--- Start of RECORD SET ---

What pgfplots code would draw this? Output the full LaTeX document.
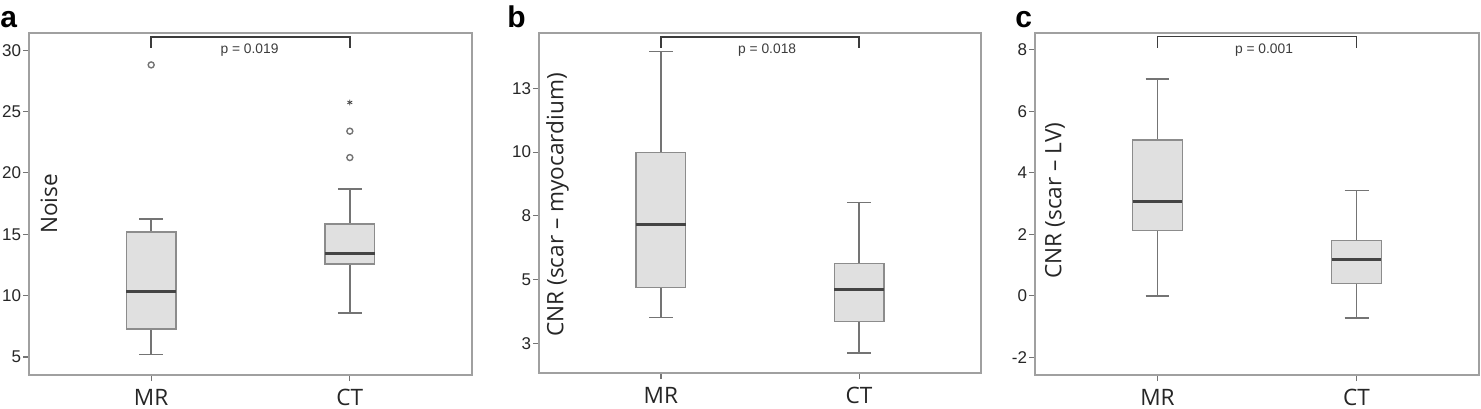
\documentclass[border=0pt]{standalone}
\usepackage{fontspec}
\setmainfont{Liberation Sans}
\newfontfamily\osans{Open Sans}
\usepackage{pgfplots}
\pgfplotsset{compat=1.18}
\usepgfplotslibrary{statistics}
\definecolor{boxfill}{HTML}{E0E0E0}
\definecolor{boxedge}{HTML}{8C8C8C}
\definecolor{whisk}{HTML}{747474}
\definecolor{med}{HTML}{444444}
\definecolor{frame}{HTML}{A0A0A0}
\definecolor{brk}{HTML}{3C3C3C}
\newcommand\tickf{\fontsize{8.5bp}{10bp}\selectfont}
\newcommand\labf{\osans\fontsize{11.3bp}{13bp}\selectfont}
\newcommand\pf{\fontsize{6.9bp}{8bp}\selectfont}
\pgfplotsset{
 panel/.style={
  scale only axis, clip=false,
  axis line style={draw=frame, line width=0.75bp},
  tick align=outside, tick pos=left,
  major tick length=3bp,
  tick style={draw=whisk, line width=0.6bp},
  xmin=0.385, xmax=2.615, xtick={1,2}, xticklabels={MR,CT},
  xticklabel style={font=\labf, text=black!85, yshift=-0.6bp},
  yticklabel style={font=\tickf, text=black!85, xshift=2.5bp},
  /pgf/number format/assume math mode=true,
  ylabel style={font=\labf, text=black!85, at={(axis description cs:0.045,0.5)}, anchor=center},
  boxplot/draw direction=y,
  boxplot/box extend=0.25,
  boxplot/whisker extend=0.12,
  boxplot/every box/.style={draw=boxedge, fill=boxfill, line width=0.75bp},
  boxplot/every whisker/.style={draw=whisk, line width=0.8bp},
  boxplot/every median/.style={draw=med, line width=1.5bp},
 },
 bx/.style={draw=whisk, mark=none, solid},
 outl/.style={only marks, mark=o, mark size=1.5bp, draw=whisk, mark options={line width=0.7bp}},
}
\begin{document}
\begin{tikzpicture}
\useasboundingbox (0,0) rectangle (740.5bp,204.5bp);
% ---------- panel a
\begin{axis}[panel, at={(14.5bp,17bp)}, anchor=south west, width=221.5bp, height=171bp,
  ymin=3.53, ymax=31.4, ytick={5,10,15,20,25,30}, ylabel={Noise}]
\addplot[bx, boxplot prepared={lower whisker=5.2, lower quartile=7.28, median=10.3, upper quartile=15.2, upper whisker=16.24, draw position=1}] coordinates {};
\addplot[bx, boxplot prepared={lower whisker=8.56, lower quartile=12.57, median=13.44, upper quartile=15.83, upper whisker=18.7, draw position=2}] coordinates {};
\addplot[outl] coordinates {(1,28.8) (2,21.25) (2,23.4)};
\addplot[only marks, mark=asterisk, mark size=1.4bp, draw=med] coordinates {(2,25.74)};
\draw[brk, line width=0.8bp] (axis cs:1,30.19) -- (axis cs:1,31.08) -- (axis cs:2,31.08) -- (axis cs:2,30.19);
\node[anchor=base, font=\pf, text=brk] at (axis cs:1.495,29.73) {p = 0.019};
\end{axis}
% ---------- panel b
\begin{axis}[panel, at={(269.5bp,18bp)}, anchor=south west, width=221bp, height=170bp,
  ymin=1.34, ymax=14.67, ytick={2.5,5,7.5,10,12.5}, yticklabels={3,5,8,10,13}, ylabel={CNR (scar – myocardium)}, ylabel style={at={(axis description cs:0.042,0.494)}}]
\addplot[bx, boxplot prepared={lower whisker=3.52, lower quartile=4.70, median=7.18, upper quartile=9.99, upper whisker=13.94, draw position=1}] coordinates {};
\addplot[bx, boxplot prepared={lower whisker=2.13, lower quartile=3.35, median=4.63, upper quartile=5.64, upper whisker=8.03, draw position=2}] coordinates {};
\draw[brk, line width=0.8bp] (axis cs:1,14.1) -- (axis cs:1,14.52) -- (axis cs:2,14.52) -- (axis cs:2,14.1);
\node[anchor=base, font=\pf, text=brk] at (axis cs:1.536,13.87) {p = 0.018};
\end{axis}
% ---------- panel c
\begin{axis}[panel, at={(517.5bp,17bp)}, anchor=south west, width=222bp, height=171bp,
  ymin=-2.58, ymax=8.55, ytick={-2,0,2,4,6,8}, ylabel={CNR (scar – LV)}, ylabel style={at={(axis description cs:0.045,0.51)}}]
\addplot[bx, boxplot prepared={lower whisker=0.0, lower quartile=2.12, median=3.05, upper quartile=5.07, upper whisker=7.05, draw position=1}] coordinates {};
\addplot[bx, boxplot prepared={lower whisker=-0.73, lower quartile=0.40, median=1.17, upper quartile=1.80, upper whisker=3.42, draw position=2}] coordinates {};
\draw[brk, line width=0.8bp] (axis cs:1,8.07) -- (axis cs:1,8.43) -- (axis cs:2,8.43) -- (axis cs:2,8.07);
\node[anchor=base, font=\pf, text=brk] at (axis cs:1.535,7.89) {p = 0.001};
\end{axis}
% ---------- panel letters
\node[anchor=base west, inner sep=0pt, font=\fontsize{15bp}{16bp}\selectfont\bfseries] at (0bp,190.5bp) {a};
\node[anchor=base west, inner sep=0pt, font=\fontsize{15bp}{16bp}\selectfont\bfseries] at (253.5bp,190.5bp) {b};
\node[anchor=base west, inner sep=0pt, font=\fontsize{15bp}{16bp}\selectfont\bfseries] at (507.5bp,190.5bp) {c};
\end{tikzpicture}
\end{document}
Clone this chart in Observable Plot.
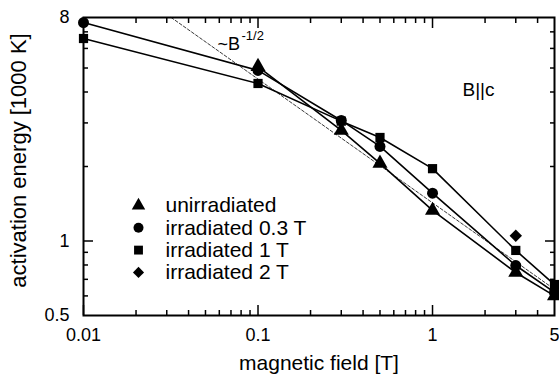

--- End of RECORD SET ---

**DIRECTION:**
Without the pictures, write out every entry precisely as it appears.

**ANSWER IN FULL:**
What pgfplots code would draw this? Output the full LaTeX document.
\documentclass[border=0pt]{standalone}
\usepackage{fontspec}
\setmainfont{Liberation Sans}
\newfontfamily\osans{Open Sans}
\usepackage{pgfplots}
\pgfplotsset{compat=1.18}
\usepgfplotslibrary{statistics}
\definecolor{boxfill}{HTML}{E0E0E0}
\definecolor{boxedge}{HTML}{8C8C8C}
\definecolor{whisk}{HTML}{747474}
\definecolor{med}{HTML}{444444}
\definecolor{frame}{HTML}{A0A0A0}
\definecolor{brk}{HTML}{3C3C3C}
\newcommand\tickf{\fontsize{8.5bp}{10bp}\selectfont}
\newcommand\labf{\osans\fontsize{11.3bp}{13bp}\selectfont}
\newcommand\pf{\fontsize{6.9bp}{8bp}\selectfont}
\pgfplotsset{
 panel/.style={
  scale only axis, clip=false,
  axis line style={draw=frame, line width=0.75bp},
  tick align=outside, tick pos=left,
  major tick length=3bp,
  tick style={draw=whisk, line width=0.6bp},
  xmin=0.385, xmax=2.615, xtick={1,2}, xticklabels={MR,CT},
  xticklabel style={font=\labf, text=black!85, yshift=-0.6bp},
  yticklabel style={font=\tickf, text=black!85, xshift=2.5bp},
  /pgf/number format/assume math mode=true,
  ylabel style={font=\labf, text=black!85, at={(axis description cs:0.045,0.5)}, anchor=center},
  boxplot/draw direction=y,
  boxplot/box extend=0.25,
  boxplot/whisker extend=0.12,
  boxplot/every box/.style={draw=boxedge, fill=boxfill, line width=0.75bp},
  boxplot/every whisker/.style={draw=whisk, line width=0.8bp},
  boxplot/every median/.style={draw=med, line width=1.5bp},
 },
 bx/.style={draw=whisk, mark=none, solid},
 outl/.style={only marks, mark=o, mark size=1.5bp, draw=whisk, mark options={line width=0.7bp}},
}
\begin{document}
\begin{tikzpicture}
\useasboundingbox (0,0) rectangle (740.5bp,204.5bp);
% ---------- panel a
\begin{axis}[panel, at={(14.5bp,17bp)}, anchor=south west, width=221.5bp, height=171bp,
  ymin=3.53, ymax=31.4, ytick={5,10,15,20,25,30}, ylabel={Noise}]
\addplot[bx, boxplot prepared={lower whisker=5.2, lower quartile=7.28, median=10.3, upper quartile=15.2, upper whisker=16.24, draw position=1}] coordinates {};
\addplot[bx, boxplot prepared={lower whisker=8.56, lower quartile=12.57, median=13.44, upper quartile=15.83, upper whisker=18.7, draw position=2}] coordinates {};
\addplot[outl] coordinates {(1,28.8) (2,21.25) (2,23.4)};
\addplot[only marks, mark=asterisk, mark size=1.4bp, draw=med] coordinates {(2,25.74)};
\draw[brk, line width=0.8bp] (axis cs:1,30.19) -- (axis cs:1,31.08) -- (axis cs:2,31.08) -- (axis cs:2,30.19);
\node[anchor=base, font=\pf, text=brk] at (axis cs:1.495,29.73) {p = 0.019};
\end{axis}
% ---------- panel b
\begin{axis}[panel, at={(269.5bp,18bp)}, anchor=south west, width=221bp, height=170bp,
  ymin=1.34, ymax=14.67, ytick={2.5,5,7.5,10,12.5}, yticklabels={3,5,8,10,13}, ylabel={CNR (scar – myocardium)}, ylabel style={at={(axis description cs:0.042,0.494)}}]
\addplot[bx, boxplot prepared={lower whisker=3.52, lower quartile=4.70, median=7.18, upper quartile=9.99, upper whisker=13.94, draw position=1}] coordinates {};
\addplot[bx, boxplot prepared={lower whisker=2.13, lower quartile=3.35, median=4.63, upper quartile=5.64, upper whisker=8.03, draw position=2}] coordinates {};
\draw[brk, line width=0.8bp] (axis cs:1,14.1) -- (axis cs:1,14.52) -- (axis cs:2,14.52) -- (axis cs:2,14.1);
\node[anchor=base, font=\pf, text=brk] at (axis cs:1.536,13.87) {p = 0.018};
\end{axis}
% ---------- panel c
\begin{axis}[panel, at={(517.5bp,17bp)}, anchor=south west, width=222bp, height=171bp,
  ymin=-2.58, ymax=8.55, ytick={-2,0,2,4,6,8}, ylabel={CNR (scar – LV)}, ylabel style={at={(axis description cs:0.045,0.51)}}]
\addplot[bx, boxplot prepared={lower whisker=0.0, lower quartile=2.12, median=3.05, upper quartile=5.07, upper whisker=7.05, draw position=1}] coordinates {};
\addplot[bx, boxplot prepared={lower whisker=-0.73, lower quartile=0.40, median=1.17, upper quartile=1.80, upper whisker=3.42, draw position=2}] coordinates {};
\draw[brk, line width=0.8bp] (axis cs:1,8.07) -- (axis cs:1,8.43) -- (axis cs:2,8.43) -- (axis cs:2,8.07);
\node[anchor=base, font=\pf, text=brk] at (axis cs:1.535,7.89) {p = 0.001};
\end{axis}
% ---------- panel letters
\node[anchor=base west, inner sep=0pt, font=\fontsize{15bp}{16bp}\selectfont\bfseries] at (0bp,190.5bp) {a};
\node[anchor=base west, inner sep=0pt, font=\fontsize{15bp}{16bp}\selectfont\bfseries] at (253.5bp,190.5bp) {b};
\node[anchor=base west, inner sep=0pt, font=\fontsize{15bp}{16bp}\selectfont\bfseries] at (507.5bp,190.5bp) {c};
\end{tikzpicture}
\end{document}
Clone this chart in Observable Plot.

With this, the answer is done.